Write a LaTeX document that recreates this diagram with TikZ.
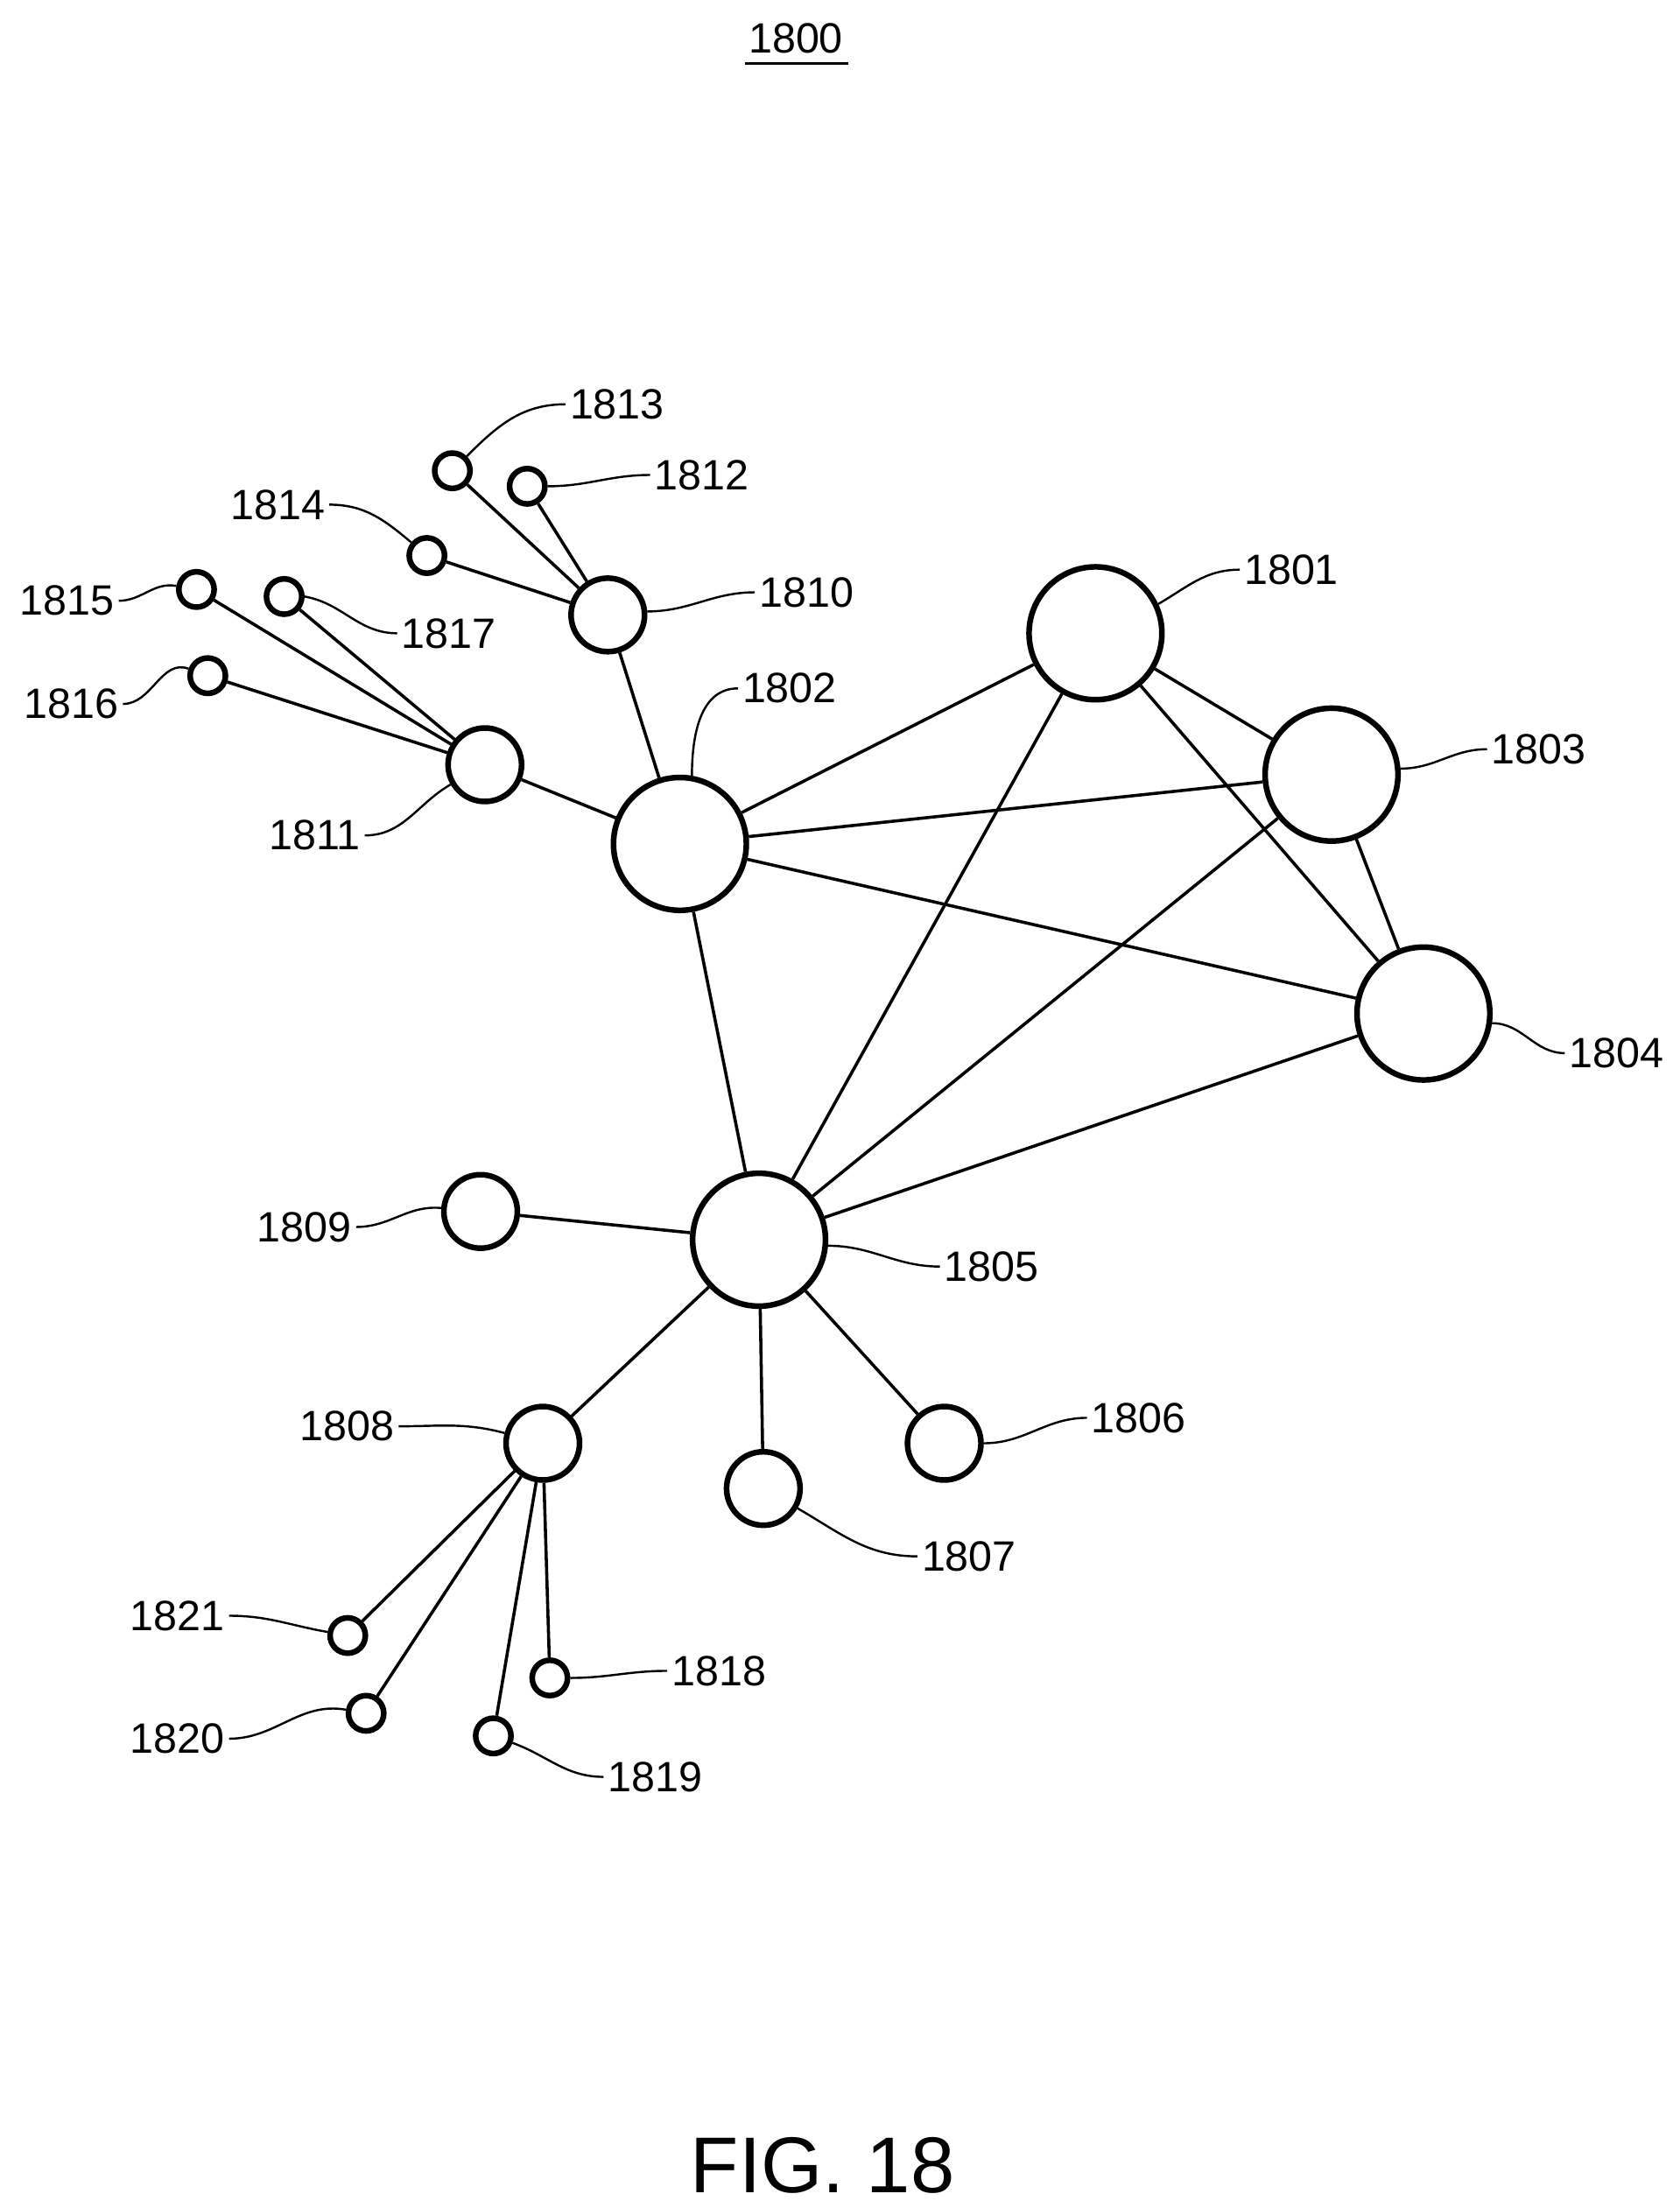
\documentclass[tikz,border=0pt]{standalone}
\usepackage{fontspec}
\setmainfont{Liberation Sans}
\begin{document}
\begin{tikzpicture}[x=1pt,y=-1pt,
  big/.style={circle,draw,line width=4pt,minimum size=94pt,inner sep=0pt},
  mid/.style={circle,draw,line width=4pt,minimum size=52pt,inner sep=0pt},
  sml/.style={circle,draw,line width=4pt,minimum size=25pt,inner sep=0pt},
  lbl/.style={font=\fontsize{30}{32}\selectfont,inner sep=3pt},
  edge/.style={line width=2.2pt},
  lead/.style={line width=1.5pt}]
\useasboundingbox (0,0) rectangle (1188,1562);
\node[lbl] (title) at (563,27) {1800};
\draw[line width=2pt] (527,45) -- (600,45);
\node[font=\fontsize{56}{60}\selectfont] (fig) at (582,1532) {FIG. 18};
% nodes
\node[big] (n1801) at (775,448) {};
\node[big] (n1802) at (481,597) {};
\node[big] (n1803) at (942,548) {};
\node[big] (n1804) at (1007,717) {};
\node[big] (n1805) at (537,877) {};
\node[mid] (n1806) at (668,1021) {};
\node[mid] (n1807) at (540,1053) {};
\node[mid] (n1808) at (384,1021) {};
\node[mid] (n1809) at (340,857) {};
\node[mid] (n1810) at (430,435) {};
\node[mid] (n1811) at (343,541) {};
\node[sml] (n1812) at (373,344) {};
\node[sml] (n1813) at (320,333) {};
\node[sml] (n1814) at (302,393) {};
\node[sml] (n1815) at (139,417) {};
\node[sml] (n1816) at (147,478) {};
\node[sml] (n1817) at (201,422) {};
\node[sml] (n1818) at (389,1187) {};
\node[sml] (n1819) at (349,1228) {};
\node[sml] (n1820) at (259,1212) {};
\node[sml] (n1821) at (246,1157) {};
% edges
\foreach \a/\b in {1801/1802,1801/1803,1801/1805,1801/1804,1802/1803,1802/1804,1802/1805,1802/1810,1802/1811,1803/1804,1803/1805,1804/1805,1805/1809,1805/1808,1805/1807,1805/1806,1808/1818,1808/1819,1808/1820,1808/1821,1810/1812,1810/1813,1810/1814,1811/1815,1811/1816,1811/1817}
  \draw[edge] (n\a) -- (n\b);
% labels
\node[lbl,anchor=west] (l1801) at (877,403) {1801};
\node[lbl,anchor=west] (l1802) at (522,487) {1802};
\node[lbl,anchor=west] (l1803) at (1052,530) {1803};
\node[lbl,anchor=west] (l1804) at (1107,745) {1804};
\node[lbl,anchor=west] (l1805) at (665,896) {1805};
\node[lbl,anchor=west] (l1806) at (769,1003) {1806};
\node[lbl,anchor=west] (l1807) at (649,1101) {1807};
\node[lbl,anchor=east] (l1808) at (282,1009) {1808};
\node[lbl,anchor=east] (l1809) at (252,868) {1809};
\node[lbl,anchor=west] (l1810) at (534,419) {1810};
\node[lbl,anchor=east] (l1811) at (258,591) {1811};
\node[lbl,anchor=west] (l1812) at (460,336) {1812};
\node[lbl,anchor=west] (l1813) at (400,286) {1813};
\node[lbl,anchor=east] (l1814) at (233,357) {1814};
\node[lbl,anchor=east] (l1815) at (84,425) {1815};
\node[lbl,anchor=east] (l1816) at (87,498) {1816};
\node[lbl,anchor=west] (l1817) at (281,448) {1817};
\node[lbl,anchor=west] (l1818) at (472,1182) {1818};
\node[lbl,anchor=west] (l1819) at (427,1257) {1819};
\node[lbl,anchor=east] (l1820) at (162,1230) {1820};
\node[lbl,anchor=east] (l1821) at (162,1143) {1821};
% leaders
\draw[lead] (n1801.25) to[out=30,in=180] (l1801.west);
\draw[lead] (n1802.80) to[out=90,in=180] (l1802.west);
\draw[lead] (n1803.5) to[out=0,in=180] (l1803.west);
\draw[lead] (n1804.-8) to[out=0,in=180] (l1804.west);
\draw[lead] (n1805.-5) to[out=0,in=180] (l1805.west);
\draw[lead] (n1806.0) to[out=0,in=180] (l1806.west);
\draw[lead] (n1807.-30) to[out=-30,in=180] (l1807.west);
\draw[lead] (l1808.east) to[out=0,in=165] (n1808.165);
\draw[lead] (l1809.east) to[out=0,in=175] (n1809.175);
\draw[lead] (n1810.5) to[out=0,in=180] (l1810.west);
\draw[lead] (l1811.east) to[out=0,in=-150] (n1811.-150);
\draw[lead] (n1812.0) to[out=0,in=180] (l1812.west);
\draw[lead] (n1813.45) to[out=45,in=180] (l1813.west);
\draw[lead] (l1814.east) to[out=0,in=140] (n1814.140);
\draw[lead] (l1815.east) to[out=0,in=170] (n1815.170);
\draw[lead] (l1816.east) to[out=0,in=160] (n1816.160);
\draw[lead] (n1817.0) to[out=-10,in=180] (l1817.west);
\draw[lead] (n1818.0) to[out=0,in=180] (l1818.west);
\draw[lead] (n1819.-20) to[out=-20,in=180] (l1819.west);
\draw[lead] (l1820.east) to[out=0,in=170] (n1820.170);
\draw[lead] (l1821.east) to[out=0,in=170] (n1821.170);
\end{tikzpicture}
\end{document}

▶ **GIVEN EXERCISE**
Repeat verbatim all the material, but not the pictures.

▶ **ANSWER IN FULL**
Write a LaTeX document that recreates this diagram with TikZ.
\documentclass[tikz,border=0pt]{standalone}
\usepackage{fontspec}
\setmainfont{Liberation Sans}
\begin{document}
\begin{tikzpicture}[x=1pt,y=-1pt,
  big/.style={circle,draw,line width=4pt,minimum size=94pt,inner sep=0pt},
  mid/.style={circle,draw,line width=4pt,minimum size=52pt,inner sep=0pt},
  sml/.style={circle,draw,line width=4pt,minimum size=25pt,inner sep=0pt},
  lbl/.style={font=\fontsize{30}{32}\selectfont,inner sep=3pt},
  edge/.style={line width=2.2pt},
  lead/.style={line width=1.5pt}]
\useasboundingbox (0,0) rectangle (1188,1562);
\node[lbl] (title) at (563,27) {1800};
\draw[line width=2pt] (527,45) -- (600,45);
\node[font=\fontsize{56}{60}\selectfont] (fig) at (582,1532) {FIG. 18};
% nodes
\node[big] (n1801) at (775,448) {};
\node[big] (n1802) at (481,597) {};
\node[big] (n1803) at (942,548) {};
\node[big] (n1804) at (1007,717) {};
\node[big] (n1805) at (537,877) {};
\node[mid] (n1806) at (668,1021) {};
\node[mid] (n1807) at (540,1053) {};
\node[mid] (n1808) at (384,1021) {};
\node[mid] (n1809) at (340,857) {};
\node[mid] (n1810) at (430,435) {};
\node[mid] (n1811) at (343,541) {};
\node[sml] (n1812) at (373,344) {};
\node[sml] (n1813) at (320,333) {};
\node[sml] (n1814) at (302,393) {};
\node[sml] (n1815) at (139,417) {};
\node[sml] (n1816) at (147,478) {};
\node[sml] (n1817) at (201,422) {};
\node[sml] (n1818) at (389,1187) {};
\node[sml] (n1819) at (349,1228) {};
\node[sml] (n1820) at (259,1212) {};
\node[sml] (n1821) at (246,1157) {};
% edges
\foreach \a/\b in {1801/1802,1801/1803,1801/1805,1801/1804,1802/1803,1802/1804,1802/1805,1802/1810,1802/1811,1803/1804,1803/1805,1804/1805,1805/1809,1805/1808,1805/1807,1805/1806,1808/1818,1808/1819,1808/1820,1808/1821,1810/1812,1810/1813,1810/1814,1811/1815,1811/1816,1811/1817}
  \draw[edge] (n\a) -- (n\b);
% labels
\node[lbl,anchor=west] (l1801) at (877,403) {1801};
\node[lbl,anchor=west] (l1802) at (522,487) {1802};
\node[lbl,anchor=west] (l1803) at (1052,530) {1803};
\node[lbl,anchor=west] (l1804) at (1107,745) {1804};
\node[lbl,anchor=west] (l1805) at (665,896) {1805};
\node[lbl,anchor=west] (l1806) at (769,1003) {1806};
\node[lbl,anchor=west] (l1807) at (649,1101) {1807};
\node[lbl,anchor=east] (l1808) at (282,1009) {1808};
\node[lbl,anchor=east] (l1809) at (252,868) {1809};
\node[lbl,anchor=west] (l1810) at (534,419) {1810};
\node[lbl,anchor=east] (l1811) at (258,591) {1811};
\node[lbl,anchor=west] (l1812) at (460,336) {1812};
\node[lbl,anchor=west] (l1813) at (400,286) {1813};
\node[lbl,anchor=east] (l1814) at (233,357) {1814};
\node[lbl,anchor=east] (l1815) at (84,425) {1815};
\node[lbl,anchor=east] (l1816) at (87,498) {1816};
\node[lbl,anchor=west] (l1817) at (281,448) {1817};
\node[lbl,anchor=west] (l1818) at (472,1182) {1818};
\node[lbl,anchor=west] (l1819) at (427,1257) {1819};
\node[lbl,anchor=east] (l1820) at (162,1230) {1820};
\node[lbl,anchor=east] (l1821) at (162,1143) {1821};
% leaders
\draw[lead] (n1801.25) to[out=30,in=180] (l1801.west);
\draw[lead] (n1802.80) to[out=90,in=180] (l1802.west);
\draw[lead] (n1803.5) to[out=0,in=180] (l1803.west);
\draw[lead] (n1804.-8) to[out=0,in=180] (l1804.west);
\draw[lead] (n1805.-5) to[out=0,in=180] (l1805.west);
\draw[lead] (n1806.0) to[out=0,in=180] (l1806.west);
\draw[lead] (n1807.-30) to[out=-30,in=180] (l1807.west);
\draw[lead] (l1808.east) to[out=0,in=165] (n1808.165);
\draw[lead] (l1809.east) to[out=0,in=175] (n1809.175);
\draw[lead] (n1810.5) to[out=0,in=180] (l1810.west);
\draw[lead] (l1811.east) to[out=0,in=-150] (n1811.-150);
\draw[lead] (n1812.0) to[out=0,in=180] (l1812.west);
\draw[lead] (n1813.45) to[out=45,in=180] (l1813.west);
\draw[lead] (l1814.east) to[out=0,in=140] (n1814.140);
\draw[lead] (l1815.east) to[out=0,in=170] (n1815.170);
\draw[lead] (l1816.east) to[out=0,in=160] (n1816.160);
\draw[lead] (n1817.0) to[out=-10,in=180] (l1817.west);
\draw[lead] (n1818.0) to[out=0,in=180] (l1818.west);
\draw[lead] (n1819.-20) to[out=-20,in=180] (l1819.west);
\draw[lead] (l1820.east) to[out=0,in=170] (n1820.170);
\draw[lead] (l1821.east) to[out=0,in=170] (n1821.170);
\end{tikzpicture}
\end{document}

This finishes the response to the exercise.